* Start *

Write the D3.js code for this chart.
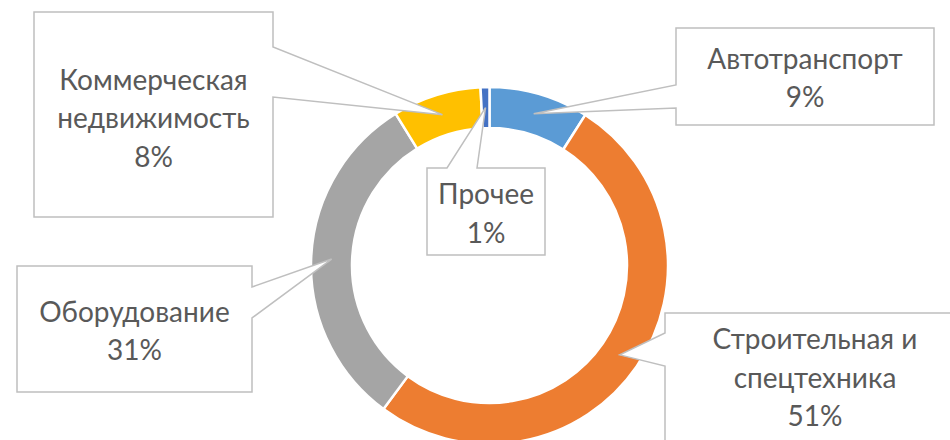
<!DOCTYPE html>
<html>
<head>
<meta charset="utf-8">
<script src="https://cdn.jsdelivr.net/npm/d3@7"></script>
<style>
  body { margin: 0; background: #fff; }
  svg text { font-family: Lato, "Noto Sans", sans-serif; fill: #595959; }
</style>
</head>
<body>
<svg id="chart" width="950" height="440"></svg>
<script>
// data
var categories = ["Автотранспорт", "Строительная и спецтехника", "Оборудование", "Коммерческая недвижимость", "Прочее"];
var values = [9, 51, 31, 8, 0.8];
var colors = ["#5B9BD5", "#ED7D31", "#A5A5A5", "#FFC000", "#4472C4"];
// label text lines (category split like in the picture)
var labelLines = [
    ["Автотранспорт"],
    ["Строительная и", "спецтехника"],
    ["Оборудование"],
    ["Коммерческая", "недвижимость"],
    ["Прочее"]
];

var width = 950,
    height = 440;
var cx = 489.5, cy = 265.5;
var outerR = 178.5, innerR = 137.5;
var fontSize = 28, lineH = 38.5;

// callout boxes: x, y, w, h, side of the pointer, where the pointer meets the box, text middle
var boxes = [
    {x: 676, y: 28, w: 258, h: 97, side: "left", a: 85, b: 108, ty: 78},
    {x: 665, y: 313, w: 300, h: 140, side: "left", a: 333, b: 366, ty: 378},
    {x: 17, y: 266, w: 235, h: 126, side: "right", a: 287, b: 318, ty: 331},
    {x: 34, y: 12, w: 239, h: 205, side: "right", a: 47, b: 97, ty: 118.5},
    {x: 427, y: 168, w: 118, h: 87, side: "top", a: 447, b: 477, ty: 213.5}
];

var svg = d3.select("#chart");

var total = d3.sum(values);
var pie = d3.pie().sort(null).value(function(d) { return d; });
var arcs = pie(values);

var arc = d3.arc().innerRadius(innerR).outerRadius(outerR);

var g = svg.append("g").attr("transform", "translate(" + cx + "," + cy + ")");

g.selectAll("path.slice").data(arcs).enter().append("path")
    .attr("class", "slice")
    .attr("d", arc)
    .attr("fill", function(d, i) { return colors[i]; })
    .attr("stroke", "#fff")
    .attr("stroke-width", 2.5);

// callouts
arcs.forEach(function(d, i) {
    var b = boxes[i];
    var c = arc.centroid(d);
    var px = cx + c[0], py = cy + c[1];
    var x0 = b.x, y0 = b.y, x1 = b.x + b.w, y1 = b.y + b.h;
    var pts;
    if (b.side === "left") {
        pts = [[x0, y0], [x1, y0], [x1, y1], [x0, y1], [x0, b.b], [px, py], [x0, b.a]];
    } else if (b.side === "right") {
        pts = [[x0, y0], [x1, y0], [x1, b.a], [px, py], [x1, b.b], [x1, y1], [x0, y1]];
    } else {
        pts = [[x0, y0], [b.a, y0], [px, py], [b.b, y0], [x1, y0], [x1, y1], [x0, y1]];
    }
    svg.append("path")
        .attr("d", d3.line()(pts) + "Z")
        .attr("fill", "#fff")
        .attr("stroke", "#BFBFBF")
        .attr("stroke-width", 1.5);

    var lines = labelLines[i].concat([Math.round(values[i] / total * 100) + "%"]);
    var tcx = x0 + b.w / 2;
    var t = svg.append("text")
        .attr("text-anchor", "middle")
        .attr("font-size", fontSize);
    lines.forEach(function(s, k) {
        t.append("tspan")
            .attr("x", tcx)
            .attr("y", b.ty + (k - (lines.length - 1) / 2) * lineH)
            .attr("dy", "0.35em")
            .text(s);
    });
});
</script>
</body>
</html>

* End *

#### EXERCISE REQUIREMENTS:
Could the lines from the top of the material through the line with "var fontSize = 28, lineH = 38.5;" be repeated exactly, pictures left out?

#### RESPONSE:
Write the D3.js code for this chart.
<!DOCTYPE html>
<html>
<head>
<meta charset="utf-8">
<script src="https://cdn.jsdelivr.net/npm/d3@7"></script>
<style>
  body { margin: 0; background: #fff; }
  svg text { font-family: Lato, "Noto Sans", sans-serif; fill: #595959; }
</style>
</head>
<body>
<svg id="chart" width="950" height="440"></svg>
<script>
// data
var categories = ["Автотранспорт", "Строительная и спецтехника", "Оборудование", "Коммерческая недвижимость", "Прочее"];
var values = [9, 51, 31, 8, 0.8];
var colors = ["#5B9BD5", "#ED7D31", "#A5A5A5", "#FFC000", "#4472C4"];
// label text lines (category split like in the picture)
var labelLines = [
    ["Автотранспорт"],
    ["Строительная и", "спецтехника"],
    ["Оборудование"],
    ["Коммерческая", "недвижимость"],
    ["Прочее"]
];

var width = 950,
    height = 440;
var cx = 489.5, cy = 265.5;
var outerR = 178.5, innerR = 137.5;
var fontSize = 28, lineH = 38.5;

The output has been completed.